▶ **SOURCE MATERIAL**
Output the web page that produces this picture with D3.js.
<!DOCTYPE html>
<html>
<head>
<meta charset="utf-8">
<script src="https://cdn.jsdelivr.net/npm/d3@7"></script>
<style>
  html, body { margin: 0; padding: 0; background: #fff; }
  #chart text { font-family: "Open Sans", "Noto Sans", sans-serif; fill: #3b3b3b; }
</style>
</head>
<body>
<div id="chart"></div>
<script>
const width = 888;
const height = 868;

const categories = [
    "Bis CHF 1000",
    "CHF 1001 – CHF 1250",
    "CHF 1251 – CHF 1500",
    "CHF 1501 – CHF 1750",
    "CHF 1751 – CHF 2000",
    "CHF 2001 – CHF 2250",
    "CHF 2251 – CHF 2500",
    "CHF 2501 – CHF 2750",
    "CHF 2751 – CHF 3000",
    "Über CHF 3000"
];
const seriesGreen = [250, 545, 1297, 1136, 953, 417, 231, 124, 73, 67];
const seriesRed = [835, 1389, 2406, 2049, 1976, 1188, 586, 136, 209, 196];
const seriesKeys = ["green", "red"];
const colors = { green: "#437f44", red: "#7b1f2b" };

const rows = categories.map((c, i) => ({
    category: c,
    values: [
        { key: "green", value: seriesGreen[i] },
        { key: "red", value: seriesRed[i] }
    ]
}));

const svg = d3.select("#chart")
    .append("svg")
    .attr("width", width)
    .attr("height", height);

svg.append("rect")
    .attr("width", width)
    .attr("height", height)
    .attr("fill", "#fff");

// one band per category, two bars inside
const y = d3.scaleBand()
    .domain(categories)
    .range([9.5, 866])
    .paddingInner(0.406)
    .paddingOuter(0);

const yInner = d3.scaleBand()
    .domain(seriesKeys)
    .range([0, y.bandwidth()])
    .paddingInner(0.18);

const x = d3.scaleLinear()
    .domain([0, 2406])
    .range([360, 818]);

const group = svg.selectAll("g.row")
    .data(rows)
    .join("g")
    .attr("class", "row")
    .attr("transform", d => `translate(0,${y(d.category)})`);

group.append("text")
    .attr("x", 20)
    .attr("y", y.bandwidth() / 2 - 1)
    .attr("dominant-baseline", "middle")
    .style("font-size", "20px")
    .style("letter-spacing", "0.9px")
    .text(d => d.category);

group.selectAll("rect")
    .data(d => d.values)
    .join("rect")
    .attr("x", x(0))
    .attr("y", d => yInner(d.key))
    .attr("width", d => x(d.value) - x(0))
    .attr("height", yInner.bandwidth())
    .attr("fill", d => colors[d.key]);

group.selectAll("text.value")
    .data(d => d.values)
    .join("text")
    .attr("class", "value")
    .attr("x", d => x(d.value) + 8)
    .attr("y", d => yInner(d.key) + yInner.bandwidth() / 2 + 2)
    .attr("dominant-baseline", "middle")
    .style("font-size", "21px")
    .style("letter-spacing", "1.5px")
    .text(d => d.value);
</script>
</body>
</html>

▶ **PROBLEM**
Exactly as they appear, please write out the lines from the opening of the listing above down to the line containing "const height = 868;", with both end lines included.

▶ **RESPONSE BELOW**
Output the web page that produces this picture with D3.js.
<!DOCTYPE html>
<html>
<head>
<meta charset="utf-8">
<script src="https://cdn.jsdelivr.net/npm/d3@7"></script>
<style>
  html, body { margin: 0; padding: 0; background: #fff; }
  #chart text { font-family: "Open Sans", "Noto Sans", sans-serif; fill: #3b3b3b; }
</style>
</head>
<body>
<div id="chart"></div>
<script>
const width = 888;
const height = 868;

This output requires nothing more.